I would send her to school with lopsided ponytails and she would come home with the prettiest tightest braids. Sometimes one big braid, sometimes two, and sometimes she would have intricate patterns circling her little precious head. All thanks to the amazing ladies who cared for her.

Not anymore.

I had an investment in the teachers and the children she was surrounded with. Her lunch was brought to her (price included in the tuition) and she had delicious naps and serious playground time.

Finito. Nada. Done.

Wahhhhhh!

We now enter the Parent Drop-Off line of traffic.

I pull up and stop as directed and someone else opens her door, unbuckles her car seat and helps her out of the car.

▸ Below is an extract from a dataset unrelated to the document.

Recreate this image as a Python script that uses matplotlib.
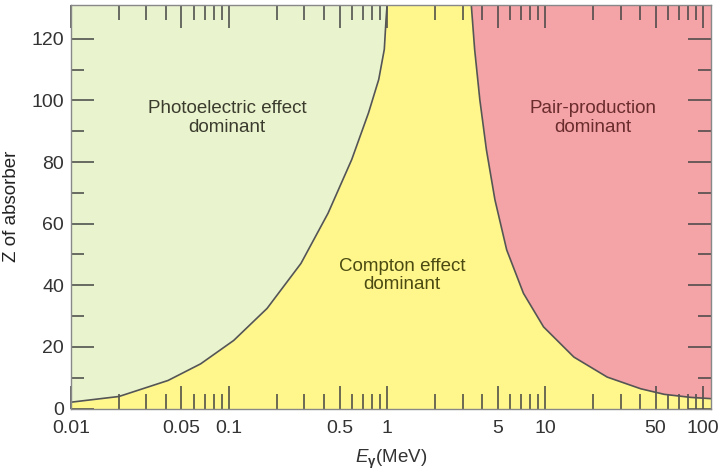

They assist her with her back pack and lunch box. Sometimes a conversation is started between Baby Girl and the Parent Patrol Person and I don’t get to send my loving, although possibly embarrassing, “love you” and “have an awesome day” and blow kisses. Sigh. Sniff. Errrrt. Sniff sniff sniff.



No longer do I get to walk her to her class, chat it up with the teacher, and get dozens of hugs from the other children. Her lunch is made the night before by me and no matter how many cute little ways I come up with to make her lunch FABULOUS, it comes back to me just like I sent it. The Goldfish Bread, the heart shaped fruit that I cut out for her, even the cute little notes I write on sandwich bags and napkins come back. Does anyone actually read them to her? Bahhh wahhh wahhhhhh! Her hair looks more frazzled when she comes home than what silly excuse for pigtails I sent her there in. “Tito…where are you and those tissues?????”